I'm rarely amused/aroused or interested in anything remotely contemporary. I know I've heard this song in a TV commercial (probably for some movie). Anyway I heard it in my local last month and it sounded good with a few pints down. I played it on iTunes and it was still good, so 99 cents later it was mine. Catchy little bit of mid 90's Brit-pop sounding "lad music" even if they look like complete tw*ts.
2. JIMMY BURNS & THE FANTASTICS-"It Used To Be"
Another dreadful example of why I don't need to own another CD when I've got fantastic tracks like this 60's soul number right under my nose! This ones real moody and has some great depth on the vocals and the cheezy organ tops it off! From the ultra cool Rhino "Beg Shout And Scream" big 'ol box of soul.
3. THE MOODY BLUES-"Dr. Livingstone I Presume" (Live BBC)
Deram's 2 CD Moody Blues "Live BBC" CD has given me great enjoyment over the past year or so I've had it. I've found many of the tracks on it, like this one, better their "studio" incarnations and this one is no exception to that rule thanks to some very cool Mellotron action that's not heard on the LP version.

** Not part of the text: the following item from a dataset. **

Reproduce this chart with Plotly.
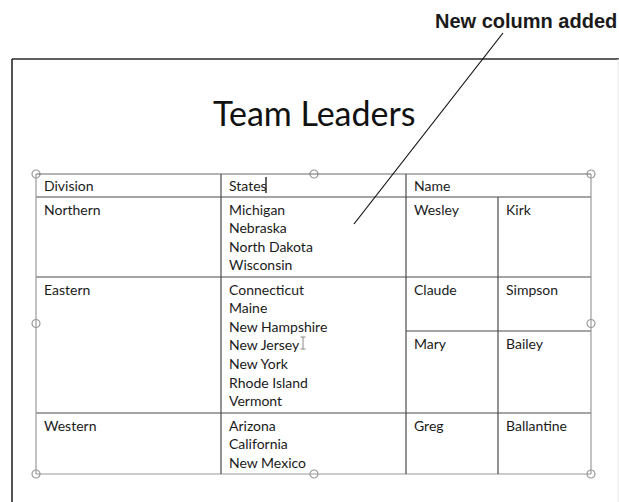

4. THE CHOCOLATE WATCHBAND-"Requiem"
Not the California longhairs but a U.K. pop duo who cut two 45's for Decca. This one was from '67 and embodies that great era of soulful, well produced/orchestrated Decca/Deram psych pop that I'm always on about. I'll take this over the Jagger mincing CA garage band any day.
5. DONOVAN-"Mellow Yellow" (Live BBC)
I'm a sucker for any 60's U.K. Beeb sessions, this one came via some less than legal means on a CD a friend comped me. It's interesting because the horns so so much better and fuller than on the record on this version making this cool song even better.
6. THE CHORDS-"Maybe Tomorrow"
Like most of the '79 mod bands the Chords have reunited, unlike most of them I still like The Chords (and Squire and The Purple Hearts). Good for them (and hopefully for their fans as well). This was one of my fave '79 singles back when I was a young mod and it still hold up with it's angst, energy and sheer power.
7. MADNESS-"N.W 5"
A more recent number by the Nutty Boys from a freebie CD I got last year from either "Mojo" or "Uncut" of "London Songs" it shows Madness style have a knack for great piano driven melodies with very British vocals and sweeping strings. Pure magic.
8. ANDY LEWIS-"The Secret Life Of A.J. Lewis"
These days he's Paul Weller's bass player but Andy is more than just that and an artist in his own right. His debut CD on Acid Jazz ("Billion Pound Project") had some amazing tracks on it, none more so than this instrumental toe tapper that contains everything that would convince you this was from the late 60's from it's harpsichord, strings, femme "la la la la's", sitar and a sax solo that sounds dead off a Larry Page LP. Best played while zooming around in an automobile (with manual transmission for full effect) at high speeds.
Hear "The Secret Life Of A.J. Lewis":
9. NORMAN CONQUEST-"Upside Down"
One of the crown jewel's of Bam Caruso's "Rubble Volume 8: All the Colours Of Darkness" is this brilliant little ditty from 1968 by a studio concoction by the legendary John Pantry. The whole thing is incredibly blue as it's not a terribly happy song but it's mild organ and phlanged piano add to the doom and gloom of this masterpiece.
Hear "Upside Down":
10. DEAN PARRISH-"I'm On My Way"
Despite the best attempts of the Northern Soul mafia to drive this number into the ground I'll always dig it. I've never been quite sure how it became such a dancefloor sensation at Wigan or wherever the hell else it received it's "legend" status with all it's tempo changes. But one thing is for certain, Dean's voice is in full form on it and the production/orchestration is amazing from the female backing vocals to the fuzz guitar intro to the flute and horns. I'm looking fordward to seeing Dean on 8/28 at the Dig Deeeper (see above) event he's playing. Keep the faith!